- **Information supplied**:

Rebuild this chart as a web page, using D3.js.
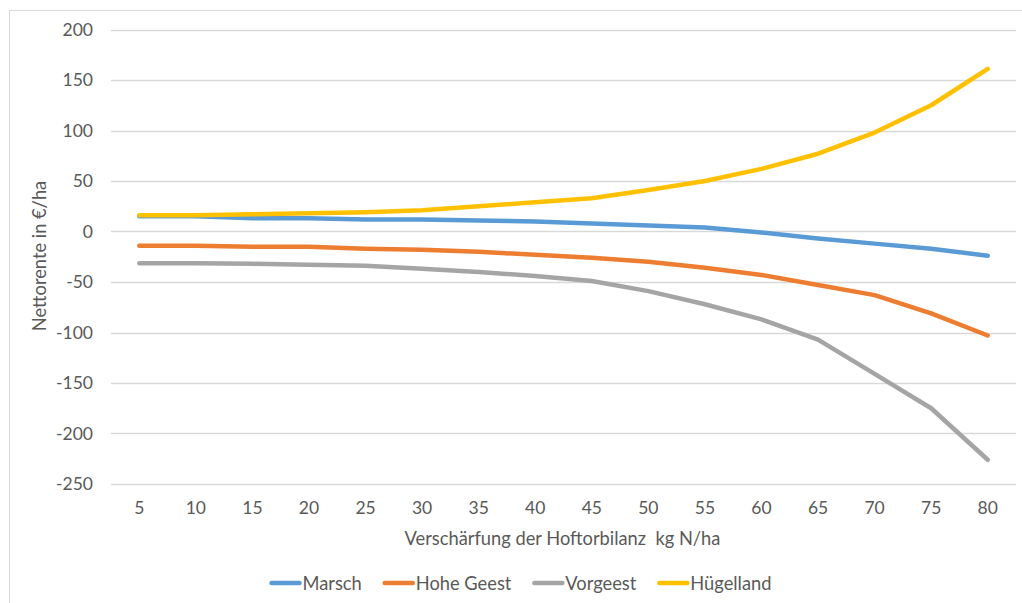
<!DOCTYPE html>
<html><head><meta charset="utf-8">
<script src="https://cdn.jsdelivr.net/npm/d3@7"></script>
<style>
body{margin:0;background:#fff;}
svg{display:block;font-family:Lato,"Open Sans",sans-serif;}
</style></head>
<body><svg id="c" width="1022" height="603"></svg>
<script>
const categories = [5,10,15,20,25,30,35,40,45,50,55,60,65,70,75,80];
const marsch     = [15,15,13,13,12,12,11,10,8,6,4,-1,-7,-12,-17,-24];
const hoheGeest  = [-14,-14,-15,-15,-17,-18,-20,-23,-26,-30,-36,-43,-53,-63,-81,-103];
const vorgeest   = [-31.5,-31.5,-32,-33,-34,-37,-40,-44,-49,-59,-72,-87,-107,-141,-175,-226];
const huegelland = [16,16,17,18,19,21,25,29,33,41,50,62,77,98,125,161];
const seriesNames = ["Marsch","Hohe Geest","Vorgeest","Hügelland"];
const seriesColors = ["#5B9BD5","#ED7D31","#A5A5A5","#FFC000"];
const yTicks = [200,150,100,50,0,-50,-100,-150,-200,-250];
const xTitle = "Verschärfung der Hoftorbilanz\u00a0 kg N/ha";
const yTitle = "Nettorente in €/ha";

const seriesData = [marsch, hoheGeest, vorgeest, huegelland];
const svg = d3.select("#c");
const textCol = "#595959";

// outer chart border
svg.append("rect").attr("x",9.5).attr("y",10.5).attr("width",1040).attr("height",640)
  .attr("fill","none").attr("stroke","#D9D9D9").attr("stroke-width",1);

const x = d3.scaleBand().domain(categories).range([111,1016]);
const y = d3.scaleLinear().domain([-250,200]).range([484,29.5]);

// gridlines
svg.append("g").selectAll("line").data(yTicks).join("line")
  .attr("x1",111).attr("x2",1016)
  .attr("y1",d=>Math.round(y(d))+0.5).attr("y2",d=>Math.round(y(d))+0.5)
  .attr("stroke","#D9D9D9").attr("stroke-width",1.3);

// y axis
const yAxis = svg.append("g").attr("transform","translate(111,0)")
  .call(d3.axisLeft(y).tickValues(yTicks).tickSize(0).tickPadding(18).tickFormat(d=>String(d)));
yAxis.select(".domain").remove();
yAxis.selectAll("text").attr("fill",textCol).style("font-size","17.5px").style("font-family","Lato");

// x axis
const xAxis = svg.append("g").attr("transform","translate(0,484)")
  .call(d3.axisBottom(x).tickSize(0).tickPadding(18));
xAxis.select(".domain").remove();
xAxis.selectAll("text").attr("fill",textCol).style("font-size","17.5px").style("font-family","Lato");

// lines
const line = d3.line().x((d,i)=>x(categories[i])+x.bandwidth()/2).y(d=>y(d));
svg.append("g").selectAll("path").data(seriesData).join("path")
  .attr("d",line).attr("fill","none")
  .attr("stroke",(d,i)=>seriesColors[i]).attr("stroke-width",4.5)
  .attr("stroke-linecap","round").attr("stroke-linejoin","round");

// axis titles
svg.append("text").attr("x",562.5).attr("y",545).attr("text-anchor","middle")
  .attr("fill",textCol).style("font-size","18.3px").text(xTitle);
svg.append("text").attr("transform","translate(46,256) rotate(-90)").attr("text-anchor","middle")
  .attr("fill",textCol).style("font-size","18.3px").text(yTitle);

// legend
const lg = svg.append("g");
const items = seriesNames.map((n,i)=>({n,c:seriesColors[i]}));
let cx = 0;
items.forEach(it=>{
  const g = lg.append("g").attr("transform",`translate(${cx},0)`);
  g.append("line").attr("x1",1).attr("x2",29).attr("y1",0).attr("y2",0)
    .attr("stroke",it.c).attr("stroke-width",4.5).attr("stroke-linecap","round");
  const t = g.append("text").attr("x",32).attr("y",6.5).attr("fill",textCol)
    .style("font-size","18.3px").text(it.n);
  const w = t.node().getComputedTextLength();
  cx += 32 + w + 22;
});
const total = cx - 22;
lg.attr("transform",`translate(${521 - total/2},583)`);
</script></body></html>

- **What you are asked to do**:
Leave the pictures out and copy the rest of the data exactly.

- **Final result**:
Rebuild this chart as a web page, using D3.js.
<!DOCTYPE html>
<html><head><meta charset="utf-8">
<script src="https://cdn.jsdelivr.net/npm/d3@7"></script>
<style>
body{margin:0;background:#fff;}
svg{display:block;font-family:Lato,"Open Sans",sans-serif;}
</style></head>
<body><svg id="c" width="1022" height="603"></svg>
<script>
const categories = [5,10,15,20,25,30,35,40,45,50,55,60,65,70,75,80];
const marsch     = [15,15,13,13,12,12,11,10,8,6,4,-1,-7,-12,-17,-24];
const hoheGeest  = [-14,-14,-15,-15,-17,-18,-20,-23,-26,-30,-36,-43,-53,-63,-81,-103];
const vorgeest   = [-31.5,-31.5,-32,-33,-34,-37,-40,-44,-49,-59,-72,-87,-107,-141,-175,-226];
const huegelland = [16,16,17,18,19,21,25,29,33,41,50,62,77,98,125,161];
const seriesNames = ["Marsch","Hohe Geest","Vorgeest","Hügelland"];
const seriesColors = ["#5B9BD5","#ED7D31","#A5A5A5","#FFC000"];
const yTicks = [200,150,100,50,0,-50,-100,-150,-200,-250];
const xTitle = "Verschärfung der Hoftorbilanz\u00a0 kg N/ha";
const yTitle = "Nettorente in €/ha";

const seriesData = [marsch, hoheGeest, vorgeest, huegelland];
const svg = d3.select("#c");
const textCol = "#595959";

// outer chart border
svg.append("rect").attr("x",9.5).attr("y",10.5).attr("width",1040).attr("height",640)
  .attr("fill","none").attr("stroke","#D9D9D9").attr("stroke-width",1);

const x = d3.scaleBand().domain(categories).range([111,1016]);
const y = d3.scaleLinear().domain([-250,200]).range([484,29.5]);

// gridlines
svg.append("g").selectAll("line").data(yTicks).join("line")
  .attr("x1",111).attr("x2",1016)
  .attr("y1",d=>Math.round(y(d))+0.5).attr("y2",d=>Math.round(y(d))+0.5)
  .attr("stroke","#D9D9D9").attr("stroke-width",1.3);

// y axis
const yAxis = svg.append("g").attr("transform","translate(111,0)")
  .call(d3.axisLeft(y).tickValues(yTicks).tickSize(0).tickPadding(18).tickFormat(d=>String(d)));
yAxis.select(".domain").remove();
yAxis.selectAll("text").attr("fill",textCol).style("font-size","17.5px").style("font-family","Lato");

// x axis
const xAxis = svg.append("g").attr("transform","translate(0,484)")
  .call(d3.axisBottom(x).tickSize(0).tickPadding(18));
xAxis.select(".domain").remove();
xAxis.selectAll("text").attr("fill",textCol).style("font-size","17.5px").style("font-family","Lato");

// lines
const line = d3.line().x((d,i)=>x(categories[i])+x.bandwidth()/2).y(d=>y(d));
svg.append("g").selectAll("path").data(seriesData).join("path")
  .attr("d",line).attr("fill","none")
  .attr("stroke",(d,i)=>seriesColors[i]).attr("stroke-width",4.5)
  .attr("stroke-linecap","round").attr("stroke-linejoin","round");

// axis titles
svg.append("text").attr("x",562.5).attr("y",545).attr("text-anchor","middle")
  .attr("fill",textCol).style("font-size","18.3px").text(xTitle);
svg.append("text").attr("transform","translate(46,256) rotate(-90)").attr("text-anchor","middle")
  .attr("fill",textCol).style("font-size","18.3px").text(yTitle);

// legend
const lg = svg.append("g");
const items = seriesNames.map((n,i)=>({n,c:seriesColors[i]}));
let cx = 0;
items.forEach(it=>{
  const g = lg.append("g").attr("transform",`translate(${cx},0)`);
  g.append("line").attr("x1",1).attr("x2",29).attr("y1",0).attr("y2",0)
    .attr("stroke",it.c).attr("stroke-width",4.5).attr("stroke-linecap","round");
  const t = g.append("text").attr("x",32).attr("y",6.5).attr("fill",textCol)
    .style("font-size","18.3px").text(it.n);
  const w = t.node().getComputedTextLength();
  cx += 32 + w + 22;
});
const total = cx - 22;
lg.attr("transform",`translate(${521 - total/2},583)`);
</script></body></html>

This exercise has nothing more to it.